To test their hypothesis, researchers conducted nine studies with over 4,000 participants—including executives, MBA graduates, undergraduate students, and other working adults. In one of the experiments, 450 working adults were told to imagine getting a higher role at their current organization, and then predict the likelihood of positive and negative outcomes. The positive outcomes included happiness, money, and opportunity, and the negative outcomes included stress, difficult trade-offs or sacrifices, and conflicts with life goals. What researchers found is that women and men expected the same level of positive outcomes coming from a job promotion, but that women anticipated stronger negative outcomes than men did.

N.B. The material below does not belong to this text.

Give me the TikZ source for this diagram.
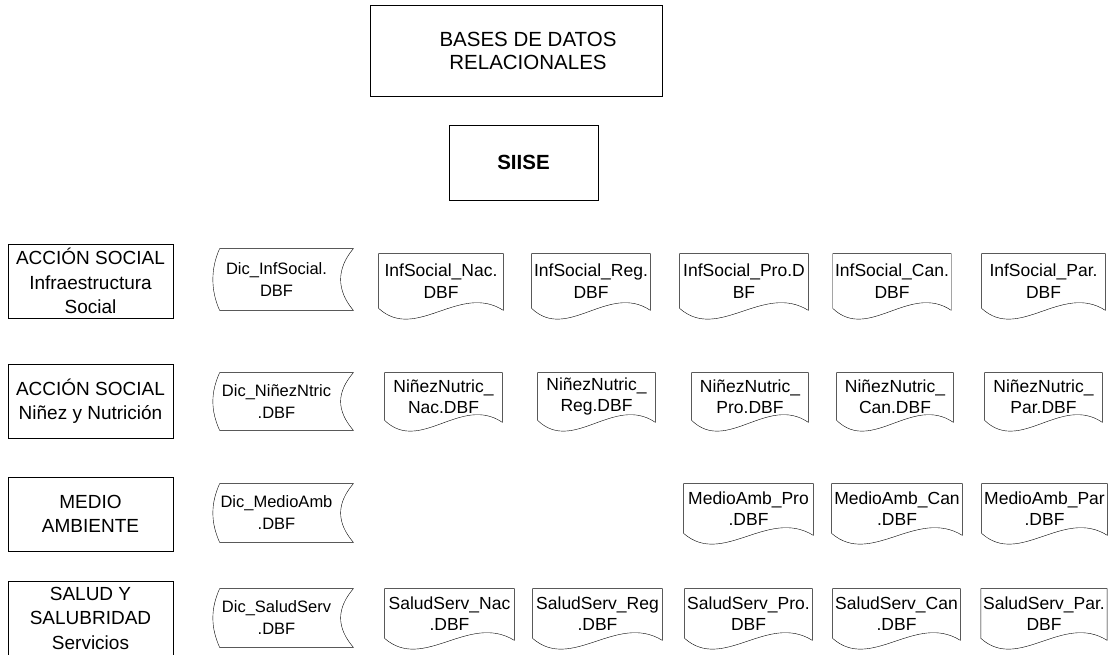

Researchers also found other supply-side factors that could influence women’s likelihood to pursue promotions: women placed less importance on power-related goals in the workplace; they perceived power as less desirable; and they were less likely to take advantage of personal development opportunities. The team writes in study, published in the Proceedings of the National Academy of Sciences, that across their experiments, this ”profound and consistent gender gap” tended to make women shy away from seeking promotions.

Other factors could explain this phenomenon. It is tough to blame women for finding promotions less desirable than their male counterparts when affordable childcare is not an option for many families in America. And when only about 10% of women are “opting-out” of the workplace to care for children full-time, it is hard to imagine a life in which high-achieving women have a sane work-life balance.

Today’s women may be post-Having It All, but that doesn’t mean workplaces shouldn’t make more room for women and men to lead meaningful family lives, no matter how they decide to climb the corporate ladder.